Los Angeles - The younger brother of a man who helped put a Roman Catholic priest behind bars for sexual abuse has filed a lawsuit alleging he was molested by the same priest, his lawyer said Thursday.
The plaintiff, now 27, filed the lawsuit Wednesday in Los Angeles Superior Court, claiming the abuse began in 1994 when he was about 12 and continued for several years during trips with the priest around Southern California.
Both brothers were abused on those trips, but neither knew the other was being harmed and never spoke of the incidents until years later, said Vince Finaldi, an attorney for the younger brother.
"At night he'd go into one room and molest one kid and then go into the other room and molest the other kid," Finaldi alleged in an interview.
The lawsuit does not name the defendants and lists them only as John Does. Finaldi, however, said the suit targeted the Rev. Michael Baker along with the Archdiocese of Los Angeles and Cardinal Roger Mahony.
The archdiocese had not seen the lawsuit, but spokesman Tod Tamberg blamed Baker for deceiving Cardinal Mahony and other church officials about his sexual abuse of children.
"We all know from numerous reports that Michael Baker was a bad guy and a big liar and a supreme deceiver so we want to see the lawsuit and if there is any kind of pastoral outreach we can provide ... we will certainly do that," he said.
Attorneys said the plaintiff was the younger brother of a key witness against Baker during a 2007 trial that resulted in the conviction of the priest for molestation and a 10-year prison sentence.
The younger brother was not aware that his older brother was testifying at Baker's trial because the two weren't close and rarely spoke, Finaldi said.
The older brother settled a civil lawsuit with the archdiocese earlier this year for $2.2 million, the lawyer said.
Baker told Mahony in 1986 at a priests' retreat that he had molested two young boys from 1978 to 1985, according to church documents. Mahony did not notify police and sent Baker to a residential facility that treated priests for sexual abuse problems.
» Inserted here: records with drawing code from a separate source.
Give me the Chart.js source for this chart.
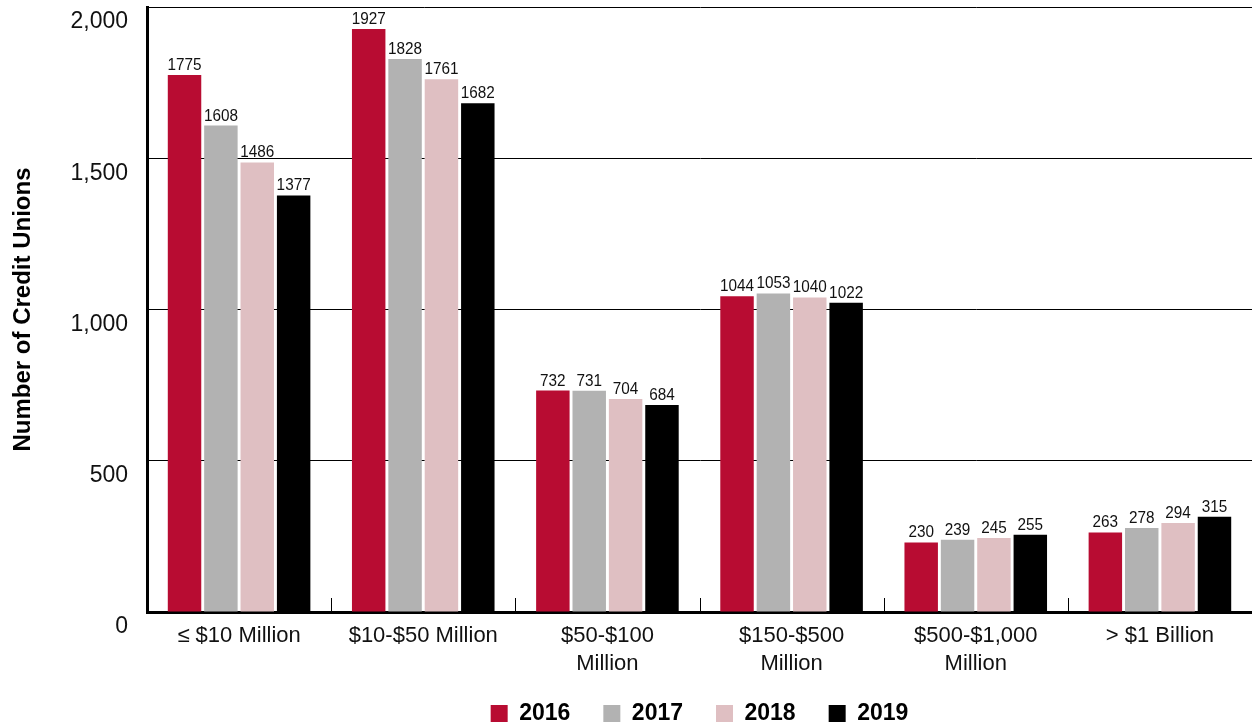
<!DOCTYPE html>
<html>
<head>
<meta charset="utf-8">
<script src="https://cdn.jsdelivr.net/npm/chart.js@4/dist/chart.umd.min.js"></script>
<style>
html,body{margin:0;padding:0;background:#fff;}
#wrap{width:1252px;height:726px;position:relative;}
</style>
</head>
<body>
<div id="wrap"><canvas id="c" width="1252" height="726"></canvas></div>
<script>
const categories = ["≤ $10 Million", "$10-$50 Million", ["$50-$100", "Million"], ["$150-$500", "Million"], ["$500-$1,000", "Million"], "> $1 Billion"];
const years = ["2016", "2017", "2018", "2019"];
const values2016 = [1775, 1927, 732, 1044, 230, 263];
const values2017 = [1608, 1828, 731, 1053, 239, 278];
const values2018 = [1486, 1761, 704, 1040, 245, 294];
const values2019 = [1377, 1682, 684, 1022, 255, 315];
const colors = ["#B80C32", "#B2B2B2", "#DFBFC2", "#000000"];
const yTicks = [0, 500, 1000, 1500, 2000];

const FONT = "'Liberation Sans', Arial, Helvetica, sans-serif";

const valueLabels = {
  id: 'valueLabels',
  afterDatasetsDraw(chart) {
    const ctx = chart.ctx;
    chart.data.datasets.forEach((ds, di) => {
      const meta = chart.getDatasetMeta(di);
      meta.data.forEach((bar, i) => {
        ctx.save();
        ctx.font = "17px " + FONT;
        ctx.fillStyle = "#111";
        ctx.textAlign = "center";
        ctx.textBaseline = "alphabetic";
        ctx.translate(bar.x, bar.y - 5);
        ctx.scale(0.9, 1);
        ctx.fillText(String(ds.data[i]), 0, 0);
        ctx.restore();
      });
    });
  }
};

const catTicks = {
  id: 'catTicks',
  afterDraw(chart) {
    const xs = chart.scales.x;
    const bottom = chart.chartArea.bottom;
    const ctx = chart.ctx;
    ctx.save();
    ctx.strokeStyle = "#000";
    ctx.lineWidth = 1;
    for (let i = 1; i < categories.length; i++) {
      const x = Math.round((xs.getPixelForValue(i - 1) + xs.getPixelForValue(i)) / 2) + 0.5;
      ctx.beginPath();
      ctx.moveTo(x, bottom);
      ctx.lineTo(x, bottom - 14);
      ctx.stroke();
    }
    ctx.restore();
  }
};

const seriesData = [values2016, values2017, values2018, values2019];

new Chart(document.getElementById('c'), {
  type: 'bar',
  data: {
    labels: categories,
    datasets: years.map((y, k) => ({
      label: y,
      data: seriesData[k],
      backgroundColor: colors[k],
      borderWidth: 0,
      categoryPercentage: 0.79,
      barPercentage: 0.92
    }))
  },
  options: {
    responsive: false,
    animation: false,
    devicePixelRatio: 1,
    layout: { padding: { top: 7, right: 0, left: 0, bottom: -9 } },
    plugins: {
      tooltip: { enabled: false },
      legend: {
        position: 'bottom',
        fullSize: false,
        labels: {
          boxWidth: 17,
          boxHeight: 17,
          padding: 33,
          color: "#000",
          font: { family: FONT, size: 23, weight: 'bold' }
        }
      }
    },
    scales: {
      x: {
        grid: { display: false, drawTicks: false },
        border: { display: true, color: "#000", width: 3 },
        ticks: {
          color: "#111",
          padding: 10,
          autoSkip: false,
          maxRotation: 0,
          font: { family: FONT, size: 22, lineHeight: 1.28 }
        },
        afterFit(s) {
          s.height = 57; s.paddingLeft = 0; s.paddingRight = 0;
          s._computeLabelArea = function () { return undefined; };
        }
      },
      y: {
        min: 0,
        max: 2000,
        afterBuildTicks(s) { s.ticks = yTicks.map(v => ({ value: v })); },
        grid: { color: "#000", lineWidth: 1, drawTicks: false },
        border: { display: true, color: "#000", width: 3 },
        ticks: {
          color: "#111",
          padding: 19,
          labelOffset: 15,
          font: { family: FONT, size: 23 },
          callback: v => v.toLocaleString('en-US')
        },
        title: {
          display: true,
          text: "Number of Credit Unions",
          color: "#000",
          padding: { top: 9, bottom: 0 },
          font: { family: FONT, size: 24, weight: 'bold' }
        },
        afterFit(s) { s.width = 147; s.paddingTop = 0; s.paddingBottom = 0; }
      }
    }
  },
  plugins: [valueLabels, catTicks]
});
</script>
</body>
</html>
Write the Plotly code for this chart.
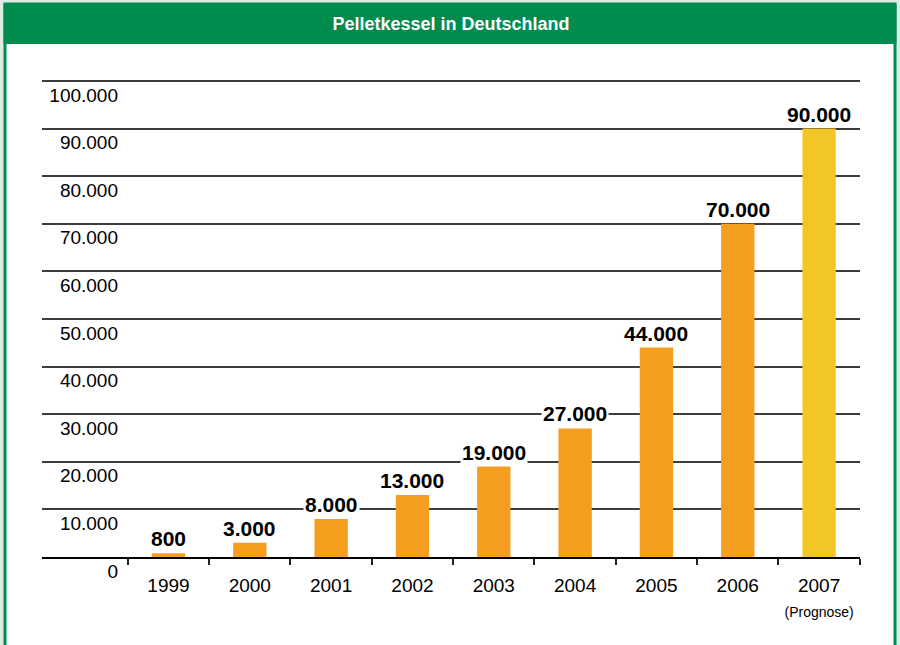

In the years that followed, Baker was assigned to nine parishes but was barred from having one-on-one contact with minors. He violated those restrictions three times, according to church personnel file summaries previously released by the archdiocese.
Baker was not removed from the priesthood until 2000, after two men filed a lawsuit alleging he sexually molested them between 1984 and 1999. The archdiocese settled that lawsuit for $1.25 million.
Baker was charged in 2002 with 34 counts of molestation involving six alleged victims, but those charges were dismissed a year later after the U.S. Supreme Court voided a California law that allowed the prosecution of cases involving acts that occurred before 1988.